There was evidence that, as a result of professional negligence by Dr. Doherty while performing an epidural steroid injection (ESI) procedure, Mrs. Brown suffered oxygen deprivation during the procedure that caused a serious brain injury. The majority opinion finds support for an ordinary negligence claim based on evidence: (1) that Dr. Doherty continued the ESI on Mrs. Brown despite readings on medical instruments (two pulse oximeters and a blood pressure monitor) showing that Mrs. Brown was oxygen-deprived; and (2) that, when Mrs. Brown was taken to a hospital after the ESI procedure, Dr. Doherty failed to fully and accurately inform the hospital that Mrs. *592Brown had suffered oxygen deprivation during the procedure. None of this evidence supports a claim for ordinary negligence. The evidence showed that, during the procedure, Dr. Doherty reacted to instrument readings showing lack of oxygen by physically assessing Mrs. Brown’s breathing and oxygen level, directing increases in oxygen flow to Mrs. Brown, and directing staff on how to hold Mrs. Brown to maintain an open airway while he finished the ESI procedure. Immediately after the ESI procedure, evidence showed that Dr. Doherty ventilated Mrs. Brown to raise her oxygen levels to the 90s. There was also evidence that, after the ESI procedure, Mrs. Brown did not respond normally in the recovery area and was eventually taken by ambulance to a hospital. Evidence showed that, in the recovery area, Dr. Doherty reassured a family member that the lack of normal response was caused by the anesthesia he administered to Mrs. Brown for the procedure. Other evidence showed that Dr. Doherty told responding emergency medical technicians that the ESI procedure went fine and that Mrs. Brown was having trouble coming out of the anesthesia, and told a physician on call at the hospital that, because of the anesthesia, Mrs. Brown was “unusually slow to awaken following the procedure.” There was no evidence of administrative acts by Dr. Doherty supporting a claim for ordinary negligence. Rather, the evidence at trial supported a claim that Dr. Doherty negligently exercised medical skill and judgment in performing the ESI and assessing, responding to, and reporting Mrs. Brown’s condition during and after the procedure.
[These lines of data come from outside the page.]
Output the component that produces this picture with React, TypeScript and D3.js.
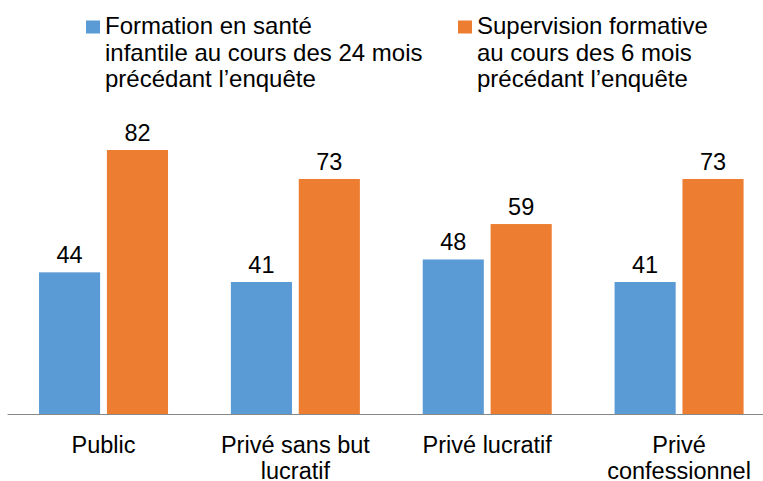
import React from "react";
import * as d3 from "d3";

const categories = ["Public", "Privé sans but lucratif", "Privé lucratif", "Privé confessionnel"];
const categoryLines = [["Public"], ["Privé sans but", "lucratif"], ["Privé lucratif"], ["Privé", "confessionnel"]];
const seriesNames = ["formation", "supervision"];
const seriesLegend = [
  ["Formation en santé", "infantile au cours des 24 mois", "précédant l’enquête"],
  ["Supervision formative", "au cours des 6 mois", "précédant l’enquête"],
];
const formationValues = [44, 41, 48, 41];
const supervisionValues = [82, 73, 59, 73];
const colors = ["#5b9bd5", "#ed7d31"];

const W = 763;
const H = 481;
const FONT = "Liberation Sans, Arial, sans-serif";

export default function App() {
  const x0 = d3.scaleBand<string>().domain(categories).range([7.6, 775]).padding(0);
  const groupInner = 129;
  const off = (x0.step() - groupInner) / 2;
  const x1 = d3.scaleBand<string>().domain(seriesNames).range([off, off + groupInner]).paddingInner(0.1).paddingOuter(0);
  const y = d3.scaleLinear().domain([0, 82]).range([414, 150]);
  const values = [formationValues, supervisionValues];

  return (
    <svg width={W} height={H} style={{ position: "absolute", left: 0, top: 0, background: "#fff" }} fontFamily={FONT}>
      <rect width={W} height={H} fill="#fff" />
      {categories.map((c, ci) =>
        seriesNames.map((s, si) => {
          const v = values[si][ci];
          const bx = (x0(c) ?? 0) + (x1(s) ?? 0);
          return (
            <g key={c + s}>
              <rect x={bx} y={y(v)} width={x1.bandwidth()} height={y(0) - y(v)} fill={colors[si]} />
              <text x={bx + x1.bandwidth() / 2} y={y(v) - 9} textAnchor="middle" fontSize={23.5} fill="#000">
                {v}
              </text>
            </g>
          );
        })
      )}
      <line x1={7.6} x2={W} y1={y(0) + 0.5} y2={y(0) + 0.5} stroke="#888" strokeWidth={1} />
      {categories.map((c, ci) => (
        <text key={c} x={(x0(c) ?? 0) + x0.step() / 2} y={453} textAnchor="middle" fontSize={23.5} fill="#000">
          {categoryLines[ci].map((l, li) => (
            <tspan key={li} x={(x0(c) ?? 0) + x0.step() / 2} dy={li === 0 ? 0 : 26}>
              {l}
            </tspan>
          ))}
        </text>
      ))}
      {seriesLegend.map((lines, si) => {
        const lx = si === 0 ? 86 : 458;
        return (
          <g key={si}>
            <rect x={lx} y={20.5} width={14} height={13} fill={colors[si]} />
            <text x={lx + 19} y={34.3} fontSize={24} fill="#000">
              {lines.map((l, li) => (
                <tspan key={li} x={lx + 19} dy={li === 0 ? 0 : 26.5}>
                  {l}
                </tspan>
              ))}
            </text>
          </g>
        );
      })}
    </svg>
  );
}
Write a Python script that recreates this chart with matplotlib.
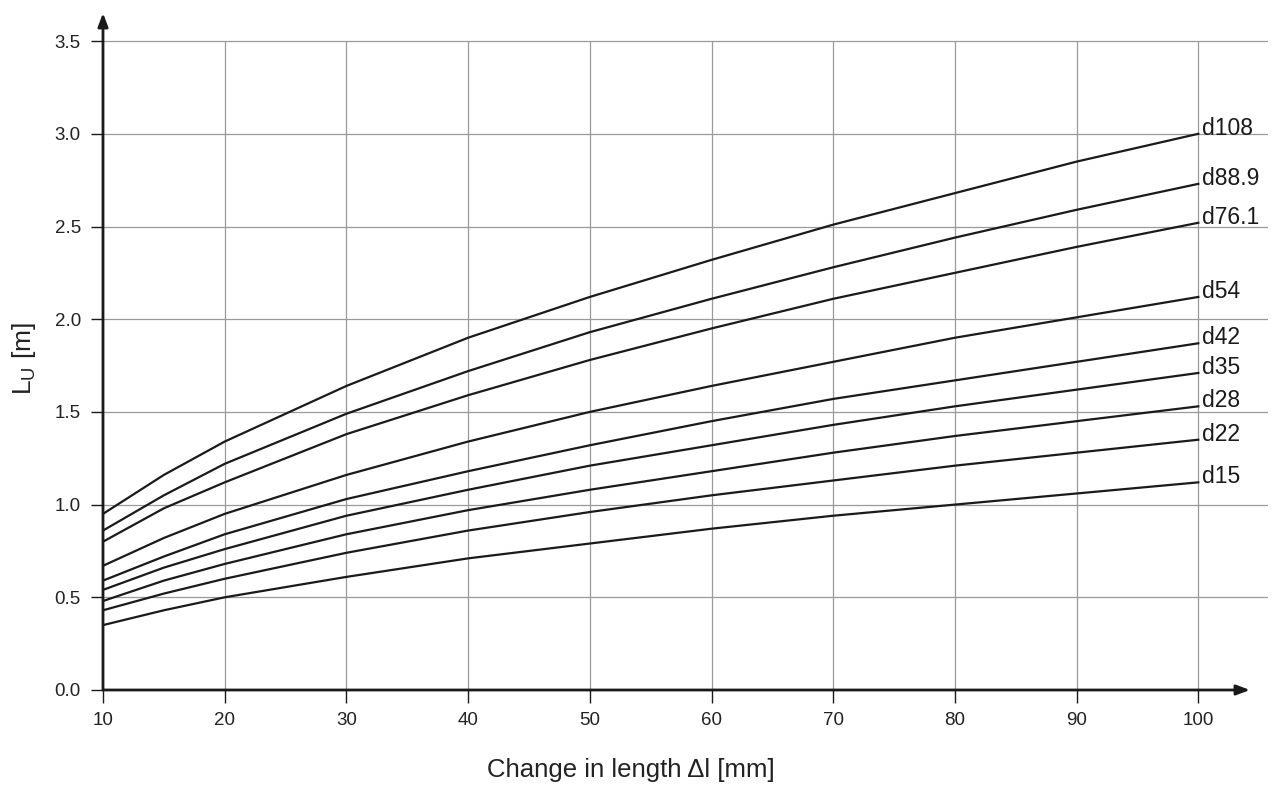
import matplotlib.pyplot as plt
import numpy as np

plt.rcParams['font.family'] = ['Liberation Sans', 'DejaVu Sans']

# Change in length [mm]
dl = [10, 15, 20, 30, 40, 50, 60, 70, 80, 90, 100]

# L_U [m] per pipe diameter
pipes = ['d108', 'd88.9', 'd76.1', 'd54', 'd42', 'd35', 'd28', 'd22', 'd15']
lu_d108 = [0.95, 1.16, 1.34, 1.64, 1.90, 2.12, 2.32, 2.51, 2.68, 2.85, 3.00]
lu_d889 = [0.86, 1.05, 1.22, 1.49, 1.72, 1.93, 2.11, 2.28, 2.44, 2.59, 2.73]
lu_d761 = [0.80, 0.98, 1.12, 1.38, 1.59, 1.78, 1.95, 2.11, 2.25, 2.39, 2.52]
lu_d54 = [0.67, 0.82, 0.95, 1.16, 1.34, 1.50, 1.64, 1.77, 1.90, 2.01, 2.12]
lu_d42 = [0.59, 0.72, 0.84, 1.03, 1.18, 1.32, 1.45, 1.57, 1.67, 1.77, 1.87]
lu_d35 = [0.54, 0.66, 0.76, 0.94, 1.08, 1.21, 1.32, 1.43, 1.53, 1.62, 1.71]
lu_d28 = [0.48, 0.59, 0.68, 0.84, 0.97, 1.08, 1.18, 1.28, 1.37, 1.45, 1.53]
lu_d22 = [0.43, 0.52, 0.60, 0.74, 0.86, 0.96, 1.05, 1.13, 1.21, 1.28, 1.35]
lu_d15 = [0.35, 0.43, 0.50, 0.61, 0.71, 0.79, 0.87, 0.94, 1.00, 1.06, 1.12]
series = [lu_d108, lu_d889, lu_d761, lu_d54, lu_d42, lu_d35, lu_d28, lu_d22, lu_d15]

xticks = [10, 20, 30, 40, 50, 60, 70, 80, 90, 100]
yticks = [0.0, 0.5, 1.0, 1.5, 2.0, 2.5, 3.0, 3.5]

fig = plt.figure(figsize=(12.72, 7.87), dpi=100)
ax = fig.add_axes([103 / 1272, 1 - 690 / 787, 1165 / 1272, 677 / 787])
xmax = 10 + 1165 / 12.17
ymax = 677 / 185.4
ax.set_xlim(10, xmax)
ax.set_ylim(0, ymax)

# grid
grid_c = '#9a9a9a'
ax.hlines(yticks[1:], 10, xmax, color=grid_c, lw=0.9, zorder=1)
ax.vlines(xticks[1:], 0, yticks[-1], color=grid_c, lw=0.9, zorder=1)

# curves
for name, vals in zip(pipes, series):
    ax.plot(dl, vals, color='#1a1a1a', lw=1.6, zorder=3)
    ax.annotate(name, (dl[-1], vals[-1]), xytext=(3, 4), textcoords='offset points',
                ha='left', va='center', fontsize=16.5, color='#1a1a1a')

# axes with arrows
for s in ax.spines.values():
    s.set_visible(False)
ax.annotate('', xy=(10, ymax), xytext=(10, 0),
            arrowprops=dict(arrowstyle='-|>,head_length=0.8,head_width=0.3', color='#1a1a1a', lw=2,
                            shrinkA=0, shrinkB=0), annotation_clip=False)
ax.annotate('', xy=(10 + 1147 / 12.17, 0), xytext=(10, 0),
            arrowprops=dict(arrowstyle='-|>,head_length=0.8,head_width=0.3', color='#1a1a1a', lw=2,
                            shrinkA=0, shrinkB=0), annotation_clip=False)

ax.set_xticks(xticks)
ax.set_yticks(yticks)
ax.set_yticklabels([f'{v:.1f}' for v in yticks])
ax.tick_params(axis='both', length=9, width=1, color='#1a1a1a', labelsize=13.5, labelcolor='#222222', pad=7)

fig.text(631 / 1272, 1 - 770 / 787, 'Change in length \u0394l [mm]', ha='center', va='center',
         fontsize=18.5, color='#222222')
fig.text(24 / 1272, 1 - 358 / 787, 'L$_\\mathregular{U}$ [m]', ha='center', va='center',
         rotation=90, fontsize=19, color='#222222')

fig.savefig('out.png', dpi=100)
Because there was no evidence to support a theory of recovery against Dr. Doherty based on ordinary negligence, the trial court erred as a matter of law by instructing the jury that it could find Dr. Doherty liable on the basis of ordinary negligence. “[T]he erroneous instruction did not merely draw the jurors away from the true issues in dispute, but actually authorized them to return a verdict in favor of the plaintiffs based on a legally invalid theory of recovery.” Ford Motor Co. v. Reese, 300 Ga. App. 82, 87 (684 SE2d 279) (2009) (citation and punctuation omitted). Based on the plaintiffs’ negligence claims, the jury rendered a general verdict against Dr. Doherty, and against Southeastern Pain Ambulatory Surgery Center, LLC, and Southeastern Pain Specialists, PC., based on vicarious liability for Dr. Doherty’s negligence. We will not presume that the jury’s general verdict was rendered on the legally valid theory of recovery for professional negligence. Id. “Since the jury found a general verdict for the plaintiff[s] against [the] defendants, the verdict cannot stand for the reason that this court cannot determine whether the verdict was entered upon a proper basis.” Ga. Power Co. v. Busbin, 242 Ga. 612, 616-617 (250 SE2d 442) (1978); Ford Motor Co., 300 Ga. App. at 87. *593It follows that Dr. Doherty, Southeastern Pain Ambulatory Surgery Center, LLC, and Southeastern Pain Specialists, PC., are entitled to a new trial. Id. at 87-88.

Decided November 18, 2016 Hall Booth Smith, John E. Hall, Jr., Nichole L. Hair, Nathan A. Gaffney, for Doherty. Slappey & Sadd, James N. Sadd, Edward M. Wynn, Daniel M. Epstein, for Brown et al. Downey & Cleveland, W. Curtis Anderson, for Southeastern Pain Specialists, PC. Carlock, Copeland & Stair, David F. Root, Neil T. Edwards, Wayne D. McGrew III; Bondurant, Mixson & Elmore, Frank M. Lowrey IV, Robert L. Ashe III, for Southeastern Pain Ambulatory Surgery Center, LLC, and Hardwick.

I am authorized to state that Judge Branch and Judge McMillian join in this dissent.